Les douleurs des malades n’étaient pas bien grandes, si l’on excepte en stade terminal les horreurs de la suffocation, qui sont tout de même une des pires sensations qui soient, je l’admets avec une grande considération. Si beaucoup moururent, ce ne fut pas tant du mal que de la peur du mal. L’effroi de l’appréhension hébétait certains, et s’ils ne dépérissaient pas de chagrin, ils périssaient sur place à bout d’angoisse et sans le moindre signe de contamination, ce qui est le plus idiot à imaginer. Il est vrai qu’on apprit ainsi qu’il y a des coups d’épouvante comme il y a des coups de foudre. On meurt bien plus facilement de son imagination que des blessures du corps, qui n’en a aucune. À moins de supposer que le rêve est l’imagination du corps.

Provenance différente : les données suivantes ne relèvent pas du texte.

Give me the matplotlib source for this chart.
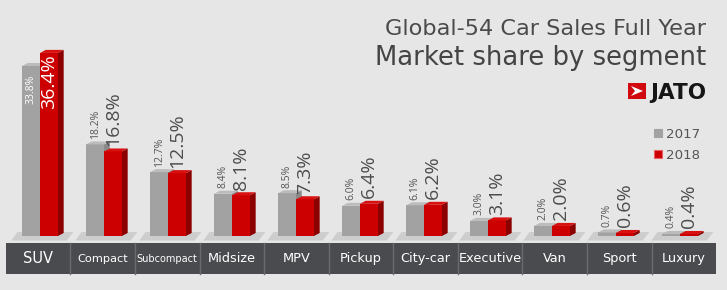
import matplotlib.pyplot as plt
from matplotlib.patches import Polygon, Rectangle

categories = ['SUV', 'Compact', 'Subcompact', 'Midsize', 'MPV', 'Pickup',
              'City-car', 'Executive', 'Van', 'Sport', 'Luxury']
share_2017 = [33.8, 18.2, 12.7, 8.4, 8.5, 6.0, 6.1, 3.0, 2.0, 0.7, 0.4]
share_2018 = [36.4, 16.8, 12.5, 8.1, 7.3, 6.4, 6.2, 3.1, 2.0, 0.6, 0.4]
years = ['2017', '2018']

W, H = 727, 290
cat_sizes = [10.5, 8.2, 7, 9.3, 9.3, 9.3, 9.3, 9.3, 9.3, 9.3, 9.3]

GRAY, GRAY_TOP = '#a2a2a2', '#bcbcbc'
RED, RED_TOP, RED_SIDE = '#cc0000', '#d81010', '#8a0000'
BG = '#e6e6e6'


def fx(px):
    return px / W


def fy(py):
    return 1 - py / H


fig = plt.figure(figsize=(W / 100, H / 100), dpi=100, facecolor=BG)

# y scale: 0 % at pixel row 236, 5.03 px per %
ylim = (-(H - 236) / 5.03, 236 / 5.03)

# category band axes (cells 64.6 px wide)
axb = fig.add_axes([0, 0, 1, 1])
axb.set_xlim(-38 / 64.6, (W - 38) / 64.6)
axb.set_ylim(*ylim)
axb.axis('off')
band_top, band_bot = -(243 - 236) / 5.03, -(274 - 236) / 5.03
axb.add_patch(Rectangle((-0.5, band_bot), len(categories), band_top - band_bot,
                        color='#4a4b4f', lw=0))
for i in range(len(categories) - 1):
    axb.plot([i + 0.5, i + 0.5], [band_bot, band_top], color='#6a6b6f', lw=1)
for i, c in enumerate(categories):
    axb.text(i, (band_top + band_bot) / 2, c, color='white', ha='center', va='center',
             fontsize=cat_sizes[i], family='DejaVu Sans')

# bar axes (pairs 64 px apart)
ax = fig.add_axes([0, 0, 1, 1])
ax.set_xlim(-40 / 64, (W - 40) / 64)
ax.set_ylim(*ylim)
ax.axis('off')

n = len(categories)
# floor shadow under each pair
for i in range(n):
    ax.add_patch(Polygon([(i - 0.45, -0.9), (i + 0.42, -0.9), (i + 0.52, 0.8), (i - 0.35, 0.8)],
                         color='#cdcdcd', lw=0))

bw = 0.28
dx, dy = 0.09, 0.6


def bar3d(xc, h, front, top, side):
    ax.bar(xc, h, bw, color=front, lw=0, zorder=3)
    l, r = xc - bw / 2, xc + bw / 2
    ax.add_patch(Polygon([(r, 0), (r + dx, dy), (r + dx, h + dy), (r, h)],
                         color=side, lw=0, zorder=2))
    ax.add_patch(Polygon([(l, h), (l + dx, h + dy), (r + dx, h + dy), (r, h)],
                         color=top, lw=0, zorder=3))


for i in range(n):
    g, r = i - 0.14, i + 0.14
    bar3d(g, share_2017[i], GRAY, GRAY_TOP, '#8a8a8a')
    bar3d(r, share_2018[i], RED, RED_TOP, RED_SIDE)

    v = share_2017[i]
    inside = v > 30
    ax.annotate(f'{v:.1f}%', (g, v), xytext=(0, -6 if inside else 4), textcoords='offset points',
                rotation=90, ha='center', va='top' if inside else 'bottom', fontsize=7.5,
                color='white' if inside else '#555555', family='Open Sans', zorder=5)
    v = share_2018[i]
    inside = v > 30
    ax.annotate(f'{v:.1f}%', (r, v), xytext=(0, -1 if inside else 4), textcoords='offset points',
                rotation=90, ha='center', va='top' if inside else 'bottom', fontsize=14,
                color='white' if inside else '#4d4d4d', family='Open Sans', zorder=5)

# titles
fig.text(fx(706), fy(35), 'Global-54 Car Sales Full Year', ha='right', va='baseline',
         fontsize=16.1, color='#4a4a4a', family='DejaVu Sans')
fig.text(fx(706), fy(65), 'Market share by segment', ha='right', va='baseline',
         fontsize=18.6, color='#444444', family='DejaVu Sans')

# JATO logo
fig.add_artist(Rectangle((fx(628), fy(99)), 18 / W, 16 / H, color='#d10a10', lw=0,
                         transform=fig.transFigure))
arrow = [(631, 86), (643, 91), (631, 96), (635, 91)]
fig.add_artist(Polygon([(fx(a), fy(b)) for a, b in arrow], color='white', lw=0,
                       transform=fig.transFigure))
fig.text(fx(706), fy(99), 'JATO', ha='right', va='baseline', fontsize=15.5,
         fontweight='bold', color='#161616', family='DejaVu Sans')

# legend
for k, (yr, col, ec) in enumerate(zip(years, [GRAY, RED], [GRAY, '#e86060'])):
    top = 129 + 21 * k
    fig.add_artist(Rectangle((fx(654), fy(top + 8)), 8 / W, 8 / H, facecolor=col,
                             edgecolor=ec, lw=0.8, transform=fig.transFigure))
    fig.text(fx(666), fy(top + 9), yr, ha='left', va='baseline', fontsize=9.6,
             color='#555555', family='DejaVu Sans')

fig.savefig('out.png', dpi=100, facecolor=BG)
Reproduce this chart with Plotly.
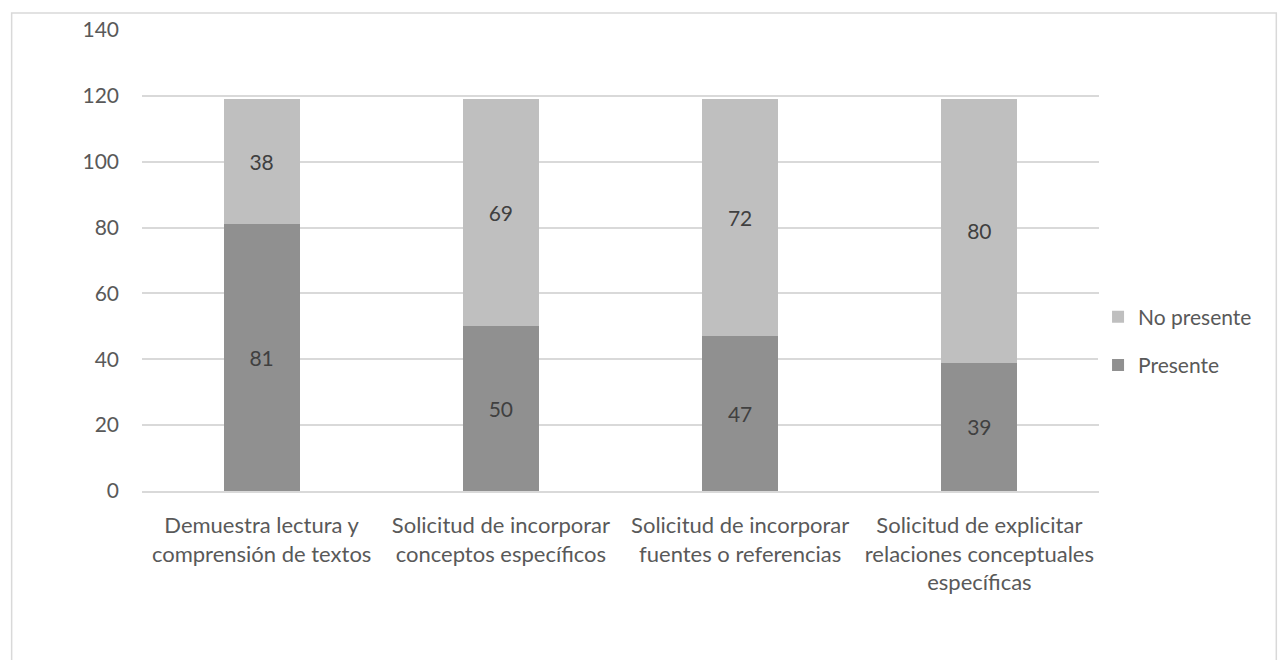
import plotly.graph_objects as go

categories = [
    "Demuestra lectura y<br>comprensión de textos",
    "Solicitud de incorporar<br>conceptos específicos",
    "Solicitud de incorporar<br>fuentes o referencias",
    "Solicitud de explicitar<br>relaciones conceptuales<br>específicas",
]
presente = [81, 50, 47, 39]
no_presente = [38, 69, 72, 80]
y_ticks = [0, 20, 40, 60, 80, 100, 120, 140]

FONT = "Lato"
FS = 21
W, H = 1278, 660
L, R, T, B = 141.5, 178.5, 30, 169
pw, ph = W - L - R, H - T - B

fig = go.Figure()
fig.add_trace(go.Bar(
    name="Presente", x=categories, y=presente, legendgroup="p", legendrank=2,
    marker=dict(color="#909090", line=dict(width=0)),
    text=presente, textposition="inside", insidetextanchor="middle",
    textfont=dict(color="#404040", size=FS, family=FONT),
))
fig.add_trace(go.Bar(
    name="No presente", x=categories, y=no_presente, legendgroup="n", legendrank=1,
    marker=dict(color="#bfbfbf", line=dict(width=0)),
    text=no_presente, textposition="inside", insidetextanchor="middle",
    textfont=dict(color="#404040", size=FS, family=FONT),
))

# outer chart border
fig.add_shape(type="rect", xref="paper", yref="paper",
              x0=(11 - L) / pw, x1=(1277 - L) / pw,
              y0=-0.6, y1=(H - B - 13) / ph,
              line=dict(color="#d9d9d9", width=1.5), fillcolor="rgba(0,0,0,0)",
              layer="below")

fig.update_layout(
    width=W, height=H,
    barmode="stack", bargap=0.683,
    margin=dict(l=L, r=R, t=T, b=B),
    paper_bgcolor="white", plot_bgcolor="white",
    font=dict(family=FONT, color="#595959", size=FS),
    uniformtext=dict(mode=False),
    legend=dict(
        x=0.999, y=(H - B - 341) / ph, xanchor="left", yanchor="middle",
        traceorder="grouped", font=dict(size=FS, color="#595959"),
        itemwidth=30, tracegroupgap=18,
    ),
    xaxis=dict(showgrid=False, showline=True, linecolor="#d9d9d9", linewidth=1.5,
               ticks="", ticklabelstandoff=14,
               tickfont=dict(size=22, color="#595959")),
    yaxis=dict(range=[0, 140], tickvals=y_ticks, showgrid=True,
               gridcolor="#d9d9d9", gridwidth=1.5, zeroline=False,
               showline=False, ticks="", ticklabelstandoff=22,
               tickfont=dict(size=FS, color="#595959")),
)

fig.write_html("out.html")
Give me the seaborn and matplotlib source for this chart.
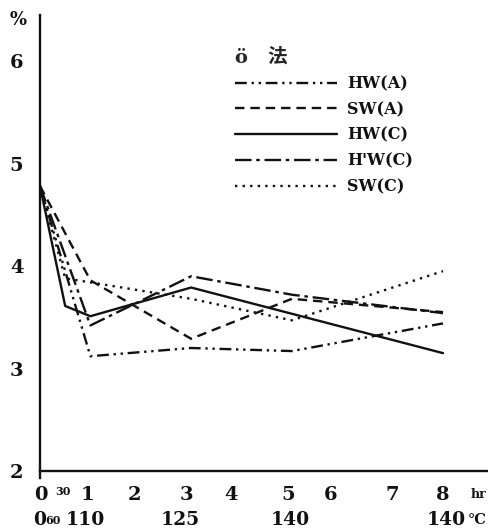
import numpy as np
import pandas as pd
import matplotlib
matplotlib.use("Agg")
import matplotlib.pyplot as plt
import matplotlib.transforms as mtransforms
import seaborn as sns
from matplotlib.font_manager import FontProperties

# ---------------- data ----------------
hours = [0, 0.5, 1, 3, 5, 8]
hw_a = [4.78, np.nan, 3.12, 3.20, 3.17, 3.44]
sw_a = [4.78, np.nan, 3.86, 3.29, 3.68, 3.55]
hw_c = [4.78, 3.61, 3.51, 3.79, np.nan, 3.15]
hw_c2 = [4.78, np.nan, 3.42, 3.90, 3.72, 3.54]
sw_c = [4.78, 3.88, np.nan, 3.68, 3.47, 3.95]
series_names = ["HW(A)", "SW(A)", "HW(C)", "H'W(C)", "SW(C)"]

hr_ticks = [0, 0.5, 1, 2, 3, 4, 5, 6, 7, 8]
hr_labels = ["0", "30", "1", "2", "3", "4", "5", "6", "7", "8"]
temp_pos = [0, 0.5, 1, 3, 5, 8]
temp_labels = ["0", "60", "110", "125", "140", "140"]
y_ticks = [2, 3, 4, 5, 6]
y_labels = ["2", "3", "4", "5", "6"]
legend_title = "ö   法"

# hand-set label nudges of the printed original (pixels)
hr_nudge = [1, -2, -3, -6, -5, -10, -4, -12, 0, 0]
temp_nudge = [0, -12, -5, -11, -2, 3]

# ---------------- style ----------------
sns.set_style("white")
plt.rcParams["font.family"] = ["DejaVu Serif", "Noto Sans CJK JP"]
plt.rcParams["font.weight"] = "bold"

rows = []
for name, vals in zip(series_names, [hw_a, sw_a, hw_c, hw_c2, sw_c]):
    for h, v in zip(hours, vals):
        if not np.isnan(v):
            rows.append((name, h, v))
df = pd.DataFrame(rows, columns=["series", "hr", "pct"])

dashes = {
    "HW(A)": (5, 2, 1, 2, 1, 2),
    "SW(A)": (4, 2.5),
    "HW(C)": "",
    "H'W(C)": (7, 2, 1.5, 2),
    "SW(C)": (1, 2.2),
}

W, H = 489, 532
fig = plt.figure(figsize=(W / 100, H / 100), dpi=100)
ax_left, ax_right, ax_top, ax_bot = 40, 489, 15, 478
ax = fig.add_axes([ax_left / W, 1 - ax_bot / H, (ax_right - ax_left) / W, (ax_bot - ax_top) / H])

ink = "#111111"
sns.lineplot(data=df, x="hr", y="pct", hue="series", style="series",
             hue_order=series_names, style_order=series_names,
             palette=[ink] * 5, dashes=dashes, linewidth=1.7,
             estimator=None, sort=True, ax=ax)

leg = ax.get_legend()
handles = list(leg.legend_handles)
labels = [t.get_text() for t in leg.texts]
leg.remove()
for h in handles:
    h.set_linewidth(1.7)
    h.set_color(ink)

px_per_unit = 102.5
ax.set_ylim(2 - (ax_bot - 471) / px_per_unit, 2 + (471 - ax_top) / px_per_unit)
px_per_hr = 50.375
ax.set_xlim(0, (ax_right - ax_left) / px_per_hr)

for s in ["top", "right"]:
    ax.spines[s].set_visible(False)
for s in ["left", "bottom"]:
    ax.spines[s].set_linewidth(1.7)
    ax.spines[s].set_color(ink)
ax.spines["bottom"].set_position(("data", 2))

ax.set_xlabel("")
ax.set_ylabel("")

ax.set_yticks(y_ticks)
ax.set_yticklabels(y_labels, fontsize=14, fontweight="bold", color=ink)
ax.tick_params(axis="y", length=0, pad=12)
ax.set_xticks(hr_ticks)
ax.set_xticklabels(hr_labels, fontsize=14, fontweight="bold", color=ink)
ax.tick_params(axis="x", length=0, pad=11)
ax.get_xticklabels()[1].set_fontsize(8)
for lab, dx in zip(ax.get_xticklabels(), hr_nudge):
    lab.set_transform(lab.get_transform() + mtransforms.ScaledTranslation(dx / 100, 0, fig.dpi_scale_trans))

# tick mark on "2"
t2 = ax.yaxis.get_major_ticks()[0]
t2.tick1line.set_markersize(14)
t2.tick1line.set_markeredgewidth(1.4)
t2.tick1line.set_color(ink)

xt = ax.get_xaxis_transform()
row2_y = (ax_bot - 520) / (ax_bot - ax_top)
for p, lab, dx in zip(temp_pos, temp_labels, temp_nudge):
    tr = xt + mtransforms.ScaledTranslation(dx / 100, 0, fig.dpi_scale_trans)
    ax.text(p, row2_y, lab, fontsize=8 if lab == "60" else 13.5, fontweight="bold",
            ha="center", va="center", transform=tr, color=ink, clip_on=False)
ax.text((478 - ax_left) / px_per_hr, (ax_bot - 494) / (ax_bot - ax_top), "hr", fontsize=9,
        fontweight="bold", ha="center", va="center", transform=xt, color=ink, clip_on=False)
ax.text((487 - ax_left) / px_per_hr, row2_y, "°C", fontsize=10.5, fontweight="bold",
        ha="right", va="center", transform=xt, color=ink, clip_on=False)

fig.text(18 / W, 1 - 20 / H, "%", fontsize=13, fontweight="bold", ha="center", va="center", color=ink)

title_fp = FontProperties(family=["DejaVu Serif", "Noto Sans CJK JP"], weight="bold", size=14)
lg = ax.legend(handles, labels, title=legend_title, title_fontproperties=title_fp,
               loc="upper left",
               bbox_to_anchor=((235 - ax_left) / (ax_right - ax_left), (ax_bot - 48) / (ax_bot - ax_top)),
               frameon=False, borderpad=0, borderaxespad=0,
               handlelength=6.4, handletextpad=0.6, labelspacing=0.55,
               alignment="left", prop=dict(size=11.5, weight="bold"))
for t in lg.texts:
    t.set_color(ink)

fig.savefig("out.png", dpi=100, facecolor="white")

J’ai dit comme le mal avait une activité d’une traitrise extrême en période d’incubation, sans se montrer jamais par le moindre symptôme à l’examen médical ou par d’autres indices qu’une fièvre bégnine ou bien une grosse fatigue et des courbatures, aisément confondues avec les conséquences d’un travail manuel intense ou les petits maux coutumiers aux fins d’hiver. Les infectés s’étonnaient d’être encore confinés, ils dépérissaient d’impatience devant tant d’injustice et ils se sentaient si à l’aise qu’ils se risquaient à enfreindre les consignes, ils quittaient avec soulagement les lieux de leur supplice et aussitôt tombaient raides sur le paillasson. Le mal les avait accompagnés jusqu’au seuil de leur demeure.
On aurait pu en sauver s’ils n’avaient été la cause de leurs maux. Décidément, contrairement à ce qui avait été cru, la télévision n’était pas le remède à l’existence qu’on espérait. L’ennui d’être chez soi à ne rien faire, cet état de vacance que d’ordinaire ils appelaient de tous leurs vœux, se trouvait être au-dessus de leurs forces. Le face à face avec soi-même n’est digne que des plus endurcis par l’isolement carcéral ou des plus pensifs. À bout de nerfs, ils se faisaient violence, se jetaient d’un étage, ainsi que mon voisin, ou allaient se lancer dans la fosse, comme si c’était vraiment le seul lieu fréquentable, ou ils se noyaient dans le canal comme dans un rêve, à la grande fureur des canards, car l’eau finissait par déborder des parapets jusque sur l’asphalte et ils n’aimaient pas qu’on déplace le mobilier.
Il fut remarqué à cette occasion qu’on ne vit pas la moindre différence entre les hommes et les femmes, ils se comportaient aussi mal, de manière aussi brouillonne et avec une même inconséquence. C’était satisfaisant pour l’esprit de parité. On n’allait plus de longtemps m’embêter avec la chance d’être un homme.